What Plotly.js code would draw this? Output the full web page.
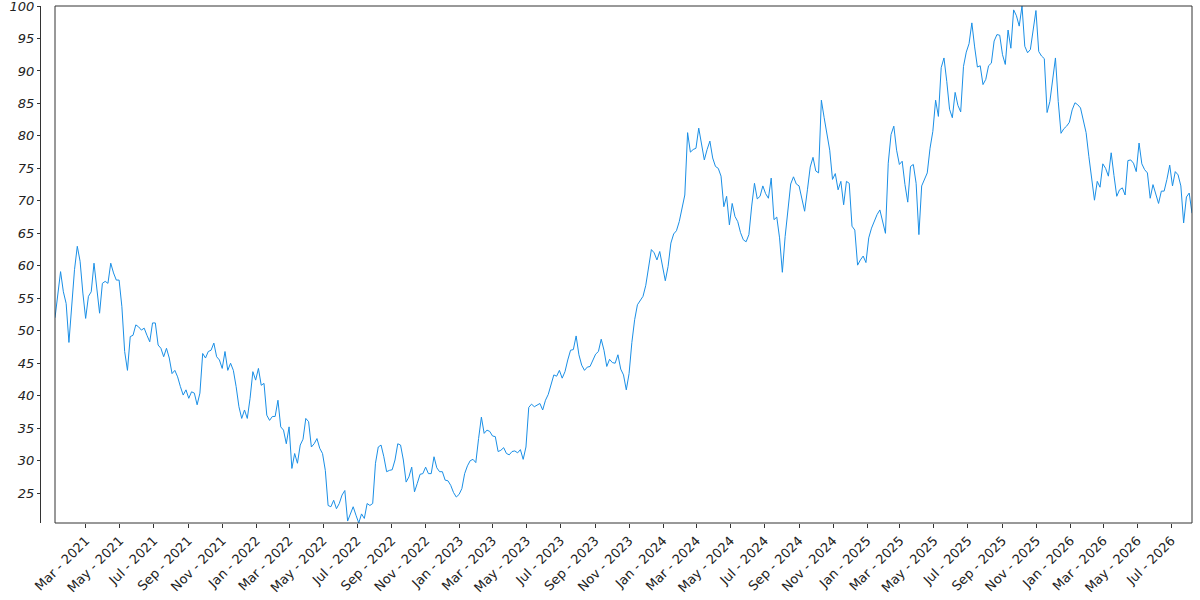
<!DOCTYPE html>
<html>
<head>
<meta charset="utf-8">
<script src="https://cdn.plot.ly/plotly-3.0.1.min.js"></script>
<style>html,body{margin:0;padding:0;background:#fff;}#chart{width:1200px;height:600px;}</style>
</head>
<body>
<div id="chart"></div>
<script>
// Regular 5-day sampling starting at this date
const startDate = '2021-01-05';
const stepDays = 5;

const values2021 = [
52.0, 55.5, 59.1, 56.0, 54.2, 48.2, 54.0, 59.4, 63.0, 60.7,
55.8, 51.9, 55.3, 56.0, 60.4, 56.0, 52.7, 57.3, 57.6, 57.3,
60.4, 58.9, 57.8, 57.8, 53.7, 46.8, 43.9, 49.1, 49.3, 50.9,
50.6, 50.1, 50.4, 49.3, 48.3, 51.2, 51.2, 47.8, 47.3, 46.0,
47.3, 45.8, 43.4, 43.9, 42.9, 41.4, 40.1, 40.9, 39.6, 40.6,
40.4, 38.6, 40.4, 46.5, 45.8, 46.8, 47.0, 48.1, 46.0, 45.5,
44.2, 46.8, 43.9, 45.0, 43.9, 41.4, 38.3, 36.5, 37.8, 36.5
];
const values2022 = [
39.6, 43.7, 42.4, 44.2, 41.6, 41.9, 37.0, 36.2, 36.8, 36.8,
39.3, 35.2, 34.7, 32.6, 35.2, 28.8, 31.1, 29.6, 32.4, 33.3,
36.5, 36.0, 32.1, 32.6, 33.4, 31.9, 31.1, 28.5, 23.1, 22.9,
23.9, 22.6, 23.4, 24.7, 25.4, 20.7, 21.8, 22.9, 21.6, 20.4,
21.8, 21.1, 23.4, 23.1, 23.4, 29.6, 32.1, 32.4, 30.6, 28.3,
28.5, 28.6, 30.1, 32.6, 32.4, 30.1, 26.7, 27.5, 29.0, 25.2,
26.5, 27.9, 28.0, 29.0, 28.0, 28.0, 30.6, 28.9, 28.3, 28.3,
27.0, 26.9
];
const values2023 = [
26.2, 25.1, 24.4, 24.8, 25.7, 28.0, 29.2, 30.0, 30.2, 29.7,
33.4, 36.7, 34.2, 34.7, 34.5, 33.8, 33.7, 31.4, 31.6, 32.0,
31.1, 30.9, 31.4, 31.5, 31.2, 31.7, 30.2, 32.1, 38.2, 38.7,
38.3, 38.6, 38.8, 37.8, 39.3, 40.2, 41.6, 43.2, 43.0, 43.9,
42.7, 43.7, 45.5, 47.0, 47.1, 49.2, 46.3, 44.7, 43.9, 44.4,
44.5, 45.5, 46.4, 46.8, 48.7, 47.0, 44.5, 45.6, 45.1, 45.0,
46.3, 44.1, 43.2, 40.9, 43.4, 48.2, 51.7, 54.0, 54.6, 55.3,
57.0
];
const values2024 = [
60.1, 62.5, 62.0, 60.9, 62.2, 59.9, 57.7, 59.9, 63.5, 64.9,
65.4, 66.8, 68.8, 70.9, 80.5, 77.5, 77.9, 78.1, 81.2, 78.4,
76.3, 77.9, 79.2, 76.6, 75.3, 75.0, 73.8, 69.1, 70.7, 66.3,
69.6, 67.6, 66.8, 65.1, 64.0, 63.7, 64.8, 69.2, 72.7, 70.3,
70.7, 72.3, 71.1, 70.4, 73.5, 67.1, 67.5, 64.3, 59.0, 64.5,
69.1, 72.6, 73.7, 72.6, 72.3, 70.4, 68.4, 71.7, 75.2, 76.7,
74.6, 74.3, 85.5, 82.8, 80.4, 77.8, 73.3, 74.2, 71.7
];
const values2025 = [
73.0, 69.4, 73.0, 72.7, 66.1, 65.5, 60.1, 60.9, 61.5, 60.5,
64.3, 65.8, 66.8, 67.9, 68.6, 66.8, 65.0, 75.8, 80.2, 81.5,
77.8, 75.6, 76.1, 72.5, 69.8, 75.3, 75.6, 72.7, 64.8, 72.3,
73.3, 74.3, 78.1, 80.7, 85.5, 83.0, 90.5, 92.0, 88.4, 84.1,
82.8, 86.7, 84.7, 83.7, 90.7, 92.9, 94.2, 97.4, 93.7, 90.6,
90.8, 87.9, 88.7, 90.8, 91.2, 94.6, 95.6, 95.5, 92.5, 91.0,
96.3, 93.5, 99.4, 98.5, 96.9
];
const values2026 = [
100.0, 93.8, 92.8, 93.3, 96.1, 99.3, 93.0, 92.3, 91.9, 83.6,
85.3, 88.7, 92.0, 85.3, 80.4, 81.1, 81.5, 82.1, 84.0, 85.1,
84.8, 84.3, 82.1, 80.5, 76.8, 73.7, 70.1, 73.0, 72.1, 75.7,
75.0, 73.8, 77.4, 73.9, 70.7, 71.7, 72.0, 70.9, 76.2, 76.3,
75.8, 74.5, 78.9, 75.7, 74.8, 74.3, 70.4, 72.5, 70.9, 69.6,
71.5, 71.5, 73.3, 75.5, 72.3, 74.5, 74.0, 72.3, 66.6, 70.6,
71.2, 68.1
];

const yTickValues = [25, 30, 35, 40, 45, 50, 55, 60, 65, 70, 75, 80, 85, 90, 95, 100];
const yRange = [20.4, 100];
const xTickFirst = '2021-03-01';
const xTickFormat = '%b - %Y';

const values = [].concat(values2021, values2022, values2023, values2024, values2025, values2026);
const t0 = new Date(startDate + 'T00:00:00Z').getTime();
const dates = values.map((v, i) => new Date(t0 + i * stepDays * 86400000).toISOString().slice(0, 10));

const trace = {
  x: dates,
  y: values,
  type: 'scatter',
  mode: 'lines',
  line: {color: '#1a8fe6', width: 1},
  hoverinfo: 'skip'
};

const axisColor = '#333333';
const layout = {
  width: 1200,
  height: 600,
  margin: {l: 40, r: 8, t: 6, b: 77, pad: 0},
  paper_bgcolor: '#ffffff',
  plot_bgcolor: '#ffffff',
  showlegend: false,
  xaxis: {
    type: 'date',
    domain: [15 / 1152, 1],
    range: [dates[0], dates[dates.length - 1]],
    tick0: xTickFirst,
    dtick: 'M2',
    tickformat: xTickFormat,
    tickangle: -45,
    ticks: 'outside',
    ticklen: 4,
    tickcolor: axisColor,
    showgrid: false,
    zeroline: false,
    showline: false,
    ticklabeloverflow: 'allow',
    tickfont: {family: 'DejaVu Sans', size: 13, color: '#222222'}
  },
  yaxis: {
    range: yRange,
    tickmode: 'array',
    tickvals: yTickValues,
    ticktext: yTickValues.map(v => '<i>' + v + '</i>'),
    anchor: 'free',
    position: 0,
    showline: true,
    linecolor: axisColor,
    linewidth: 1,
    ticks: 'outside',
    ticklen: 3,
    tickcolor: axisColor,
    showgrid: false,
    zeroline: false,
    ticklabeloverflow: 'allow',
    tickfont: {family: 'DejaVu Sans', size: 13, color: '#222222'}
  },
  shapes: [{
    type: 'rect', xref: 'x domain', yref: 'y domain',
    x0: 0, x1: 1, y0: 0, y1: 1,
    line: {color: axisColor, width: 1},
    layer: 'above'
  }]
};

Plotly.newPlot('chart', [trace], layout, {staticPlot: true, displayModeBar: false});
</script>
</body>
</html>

- What you will do -
Look through the material above. Copy each line where the word "this" appears.

- Answer to the problem -
What Plotly.js code would draw this? Output the full web page.
// Regular 5-day sampling starting at this date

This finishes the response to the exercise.